Addressing a major world summit on food security in Rome, EU agriculture commissioner Mariann Fischer Boel said more money – both public and private – had to be pumped into things like transport, warehouses, slaughterhouses and water management in order to lift food output.
But care was also needed to ensure that investments did not lead to regional “land grabs”. “Investments must bring benefits to all parties concerned,” she told the UN Food and Agriculture Organisation event.
“Technology is also needed to produce more food with less,” she added. “As climate change gathers pace, and as water shortages and disease become more serious, we can’t afford to shut our minds to the possible benefits of GM crops with improved resistance to disease and environmental stress. It’s essential that we listen clearly to the voice of science when taking decisions.”
UN secretary general Ban Ki Moon said the current food crisis was “a wake up call for tomorrow”. “Africa’s small farmers, who produce most of the continent’s food and depend mostly on rain, could see harvest drop by 50% by 2020. We must make significant changes to feed ourselves and, most especially to safeduard the poorest and most vulnerable.”
FAO director general Jacques Diouf also called for greater investment to boost production and end what he called “our tragic achievement in these modern days”. “Eliminating hunger requires $44bn of official development assistance a year to be invested in infrastructure, technology and modern inputs. It’s a small amount if we consider the $365bn of producer support in OECD countries in 2007.”

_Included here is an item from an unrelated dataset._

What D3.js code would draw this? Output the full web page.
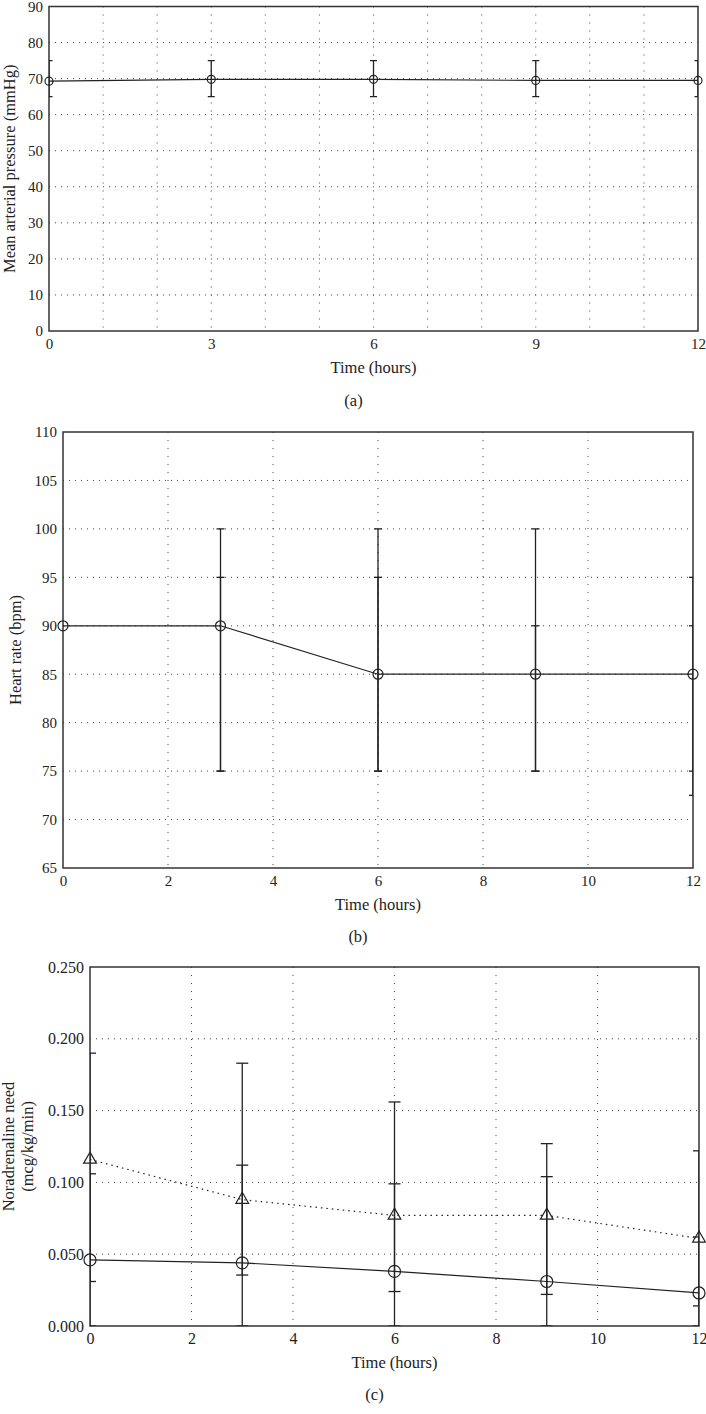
<!DOCTYPE html>
<html lang="en">
<head>
    <meta charset="UTF-8">
    <title>Haemodynamics over 12 hours</title>
    <script src="https://d3js.org/d3.v7.min.js"></script>
    <style>
        body {
            margin: 0;
            padding: 0;
            background-color: white;
        }

        svg text {
            font-family: 'Liberation Serif', 'Times New Roman', 'DejaVu Serif', serif;
            fill: #222;
        }

        .frame {
            fill: none;
            stroke: #333;
            stroke-width: 1.5px;
        }

        .grid line {
            stroke: #444;
            stroke-width: 1px;
        }

        .series {
            fill: none;
            stroke: #222;
            stroke-width: 1.2px;
        }

        .err {
            stroke: #222;
            stroke-width: 1.3px;
        }

        .marker {
            fill: none;
            stroke: #222;
            stroke-width: 1.2px;
        }
    </style>
</head>
<body>

<svg width="706" height="1414"></svg>

<script>
// time points (hours)
var hours = [0, 3, 6, 9, 12];

// (a) mean arterial pressure, mmHg
var mapValues = [69.3, 69.8, 69.8, 69.5, 69.5];
var mapLow = [65, 65, 65, 65, 65];
var mapHigh = [75, 75, 75, 75, 75];
var mapTicksX = [0, 3, 6, 9, 12];
var mapTicksY = [0, 10, 20, 30, 40, 50, 60, 70, 80, 90];

// (b) heart rate, bpm (two overlapping groups share the same medians)
var hrValues = [90, 90, 85, 85, 85];
var hrLowA = [null, 75, 75, 75, 72.5];
var hrHighA = [null, 95, 95, 90, 90];
var hrLowB = [null, 75, 75, 75, 75];
var hrHighB = [null, 100, 100, 100, 95];
var hrTicksX = [0, 2, 4, 6, 8, 10, 12];
var hrTicksY = [65, 70, 75, 80, 85, 90, 95, 100, 105, 110];

// (c) noradrenaline need, mcg/kg/min
var norCircle = [0.046, 0.044, 0.038, 0.031, 0.023];
var norCircleLow = [0.031, 0.0355, 0.024, 0.022, 0.014];
var norCircleHigh = [0.106, 0.112, 0.099, 0.104, 0.062];
var norTriangle = [0.116, 0.088, 0.077, 0.077, 0.061];
var norTriangleLow = [0, 0, 0, 0, 0];
var norTriangleHigh = [0.19, 0.183, 0.156, 0.127, 0.122];
var norTicksX = [0, 2, 4, 6, 8, 10, 12];
var norTicksY = [0, 0.05, 0.1, 0.15, 0.2, 0.25];

var svg = d3.select("svg");

function zip(vals, low, high) {
    return hours.map(function(h, i) {
        return {t: h, v: vals[i], lo: low ? low[i] : null, hi: high ? high[i] : null};
    });
}

// draws one framed panel and returns helpers for its content
function panel(opt) {
    var x = d3.scaleLinear().domain([0, 12]).range([opt.left, opt.right]);
    var y = d3.scaleLinear().domain(opt.yDomain).range([opt.bottom, opt.top]);
    var g = svg.append("g");

    var clipId = "clip-" + opt.name;
    g.append("clipPath").attr("id", clipId)
      .append("rect")
        .attr("x", opt.left).attr("y", opt.top)
        .attr("width", opt.right - opt.left).attr("height", opt.bottom - opt.top);

    // dotted grid
    var grid = g.append("g").attr("class", "grid");
    grid.selectAll(".h").data(opt.gridY).enter().append("line")
        .attr("x1", opt.left).attr("x2", opt.right)
        .attr("y1", function(d) { return y(d); })
        .attr("y2", function(d) { return y(d); })
        .attr("stroke-dasharray", "1,5");
    grid.selectAll(".v").data(opt.gridX).enter().append("line")
        .attr("y1", opt.top).attr("y2", opt.bottom)
        .attr("x1", function(d) { return x(d); })
        .attr("x2", function(d) { return x(d); })
        .attr("stroke-dasharray", "1,7");

    // axes (labels only, frame drawn separately)
    var ax = g.append("g")
        .attr("transform", "translate(0," + opt.bottom + ")")
        .call(d3.axisBottom(x).tickValues(opt.ticksX).tickSize(0).tickPadding(7)
            .tickFormat(d3.format("d")));
    var ay = g.append("g")
        .attr("transform", "translate(" + opt.left + ",0)")
        .call(d3.axisLeft(y).tickValues(opt.ticksY).tickSize(0).tickPadding(6)
            .tickFormat(opt.yFormat));
    [ax, ay].forEach(function(a) {
        a.attr("font-family", null);
        a.select(".domain").remove();
        a.selectAll("text").attr("font-size", opt.fontSize).attr("fill", "#222");
    });

    g.append("rect").attr("class", "frame")
        .attr("x", opt.left).attr("y", opt.top)
        .attr("width", opt.right - opt.left).attr("height", opt.bottom - opt.top);

    // titles
    g.append("text")
        .attr("x", (opt.left + opt.right) / 2)
        .attr("y", opt.bottom + opt.xTitleDy)
        .attr("text-anchor", "middle")
        .attr("font-size", 16.5)
        .text("Time (hours)");
    g.append("text")
        .attr("x", (opt.left + opt.right) / 2 - 20)
        .attr("y", opt.bottom + opt.capDy)
        .attr("text-anchor", "middle")
        .attr("font-size", 16.5)
        .text(opt.caption);

    var yt = g.append("text")
        .attr("transform", "translate(" + opt.yTitleX + "," + ((opt.top + opt.bottom) / 2) + ") rotate(-90)")
        .attr("text-anchor", "middle")
        .attr("font-size", 16.5);
    opt.yTitle.forEach(function(line, i) {
        yt.append("tspan").attr("x", 0).attr("dy", i === 0 ? 0 : 19).text(line);
    });

    return {g: g, x: x, y: y, clip: "url(#" + clipId + ")"};
}

function errorBars(p, data, capHalf) {
    var e = p.g.append("g").attr("clip-path", p.clip);
    var rows = data.filter(function(d) { return d.lo !== null && d.hi !== null; });
    e.selectAll(".stem").data(rows).enter().append("line")
        .attr("class", "err")
        .attr("x1", function(d) { return p.x(d.t); })
        .attr("x2", function(d) { return p.x(d.t); })
        .attr("y1", function(d) { return p.y(d.lo); })
        .attr("y2", function(d) { return p.y(d.hi); });
    ["lo", "hi"].forEach(function(k) {
        e.selectAll(".cap-" + k).data(rows).enter().append("line")
            .attr("class", "err")
            .attr("x1", function(d) { return p.x(d.t) - capHalf; })
            .attr("x2", function(d) { return p.x(d.t) + capHalf; })
            .attr("y1", function(d) { return p.y(d[k]); })
            .attr("y2", function(d) { return p.y(d[k]); });
    });
}

function seriesLine(p, data, dash) {
    var line = d3.line().x(function(d) { return p.x(d.t); }).y(function(d) { return p.y(d.v); });
    p.g.append("path").datum(data)
        .attr("class", "series")
        .attr("stroke-dasharray", dash || null)
        .attr("d", line);
}

function circles(p, data, r) {
    p.g.selectAll(null).data(data).enter().append("circle")
        .attr("class", "marker")
        .attr("cx", function(d) { return p.x(d.t); })
        .attr("cy", function(d) { return p.y(d.v); })
        .attr("r", r);
}

function triangles(p, data, size) {
    var sym = d3.symbol().type(d3.symbolTriangle).size(size);
    p.g.selectAll(null).data(data).enter().append("path")
        .attr("class", "marker")
        .attr("transform", function(d) { return "translate(" + p.x(d.t) + "," + p.y(d.v) + ")"; })
        .attr("d", sym);
}

// ---- (a) Mean arterial pressure ----
var pa = panel({
    name: "a", left: 49, right: 698, top: 6.5, bottom: 331,
    yDomain: [0, 90], ticksX: mapTicksX, ticksY: mapTicksY,
    gridX: d3.range(1, 12), gridY: d3.range(10, 90, 10),
    yFormat: d3.format("d"), fontSize: 15,
    xTitleDy: 42, capDy: 75, caption: "(a)",
    yTitleX: 15, yTitle: ["Mean arterial pressure (mmHg)"]
});
var mapData = zip(mapValues, mapLow, mapHigh);
errorBars(pa, mapData, 3.5);
seriesLine(pa, mapData);
circles(pa, mapData, 4);

// ---- (b) Heart rate ----
var pb = panel({
    name: "b", left: 63, right: 693, top: 432, bottom: 868,
    yDomain: [65, 110], ticksX: hrTicksX, ticksY: hrTicksY,
    gridX: [2, 4, 6, 8, 10], gridY: d3.range(70, 110, 5),
    yFormat: d3.format("d"), fontSize: 15,
    xTitleDy: 42, capDy: 74, caption: "(b)",
    yTitleX: 21, yTitle: ["Heart rate (bpm)"]
});
errorBars(pb, zip(hrValues, hrLowB, hrHighB), 4);
errorBars(pb, zip(hrValues, hrLowA, hrHighA), 4);
seriesLine(pb, zip(hrValues));
circles(pb, zip(hrValues), 5);

// ---- (c) Noradrenaline need ----
var pc = panel({
    name: "c", left: 90, right: 699, top: 967, bottom: 1326,
    yDomain: [0, 0.25], ticksX: norTicksX, ticksY: norTicksY,
    gridX: [2, 4, 6, 8, 10], gridY: [0.05, 0.1, 0.15, 0.2],
    yFormat: d3.format(".3f"), fontSize: 16,
    xTitleDy: 42, capDy: 74, caption: "(c)",
    yTitleX: 14, yTitle: ["Noradrenaline need", "(mcg/kg/min)"]
});
errorBars(pc, zip(norTriangle, norTriangleLow, norTriangleHigh), 6);
errorBars(pc, zip(norCircle, norCircleLow, norCircleHigh), 6);
seriesLine(pc, zip(norTriangle), "1.5,4");
seriesLine(pc, zip(norCircle));
triangles(pc, zip(norTriangle), 70);
circles(pc, zip(norCircle), 6);
</script>

</body>
</html>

And Pope Benedict XVI told the summit that “access to international markets must be favoured for those products coming from the poorest areas”. “It is necessary to separate the rules of international trade from the logic of profit viewed as an end in itself.”
EU farmers’ group COPA reiterated the call for politicians to provide sufficient funds to boost investment across the world to counter world hunger – including in the EU.
“Sufficient funds must be made available to fund a strong Common Agricultural Policy, in order to meet the challenges of growing world food demand as well as tackling climate change,” said COPA secretary general Pekka Pesonen. “Many producers in the EU in all farm sectors, especially the pigmeat, cereals, olive oil, sugar beet and beef sector, are currently facing major difficulties and have suffered enough.”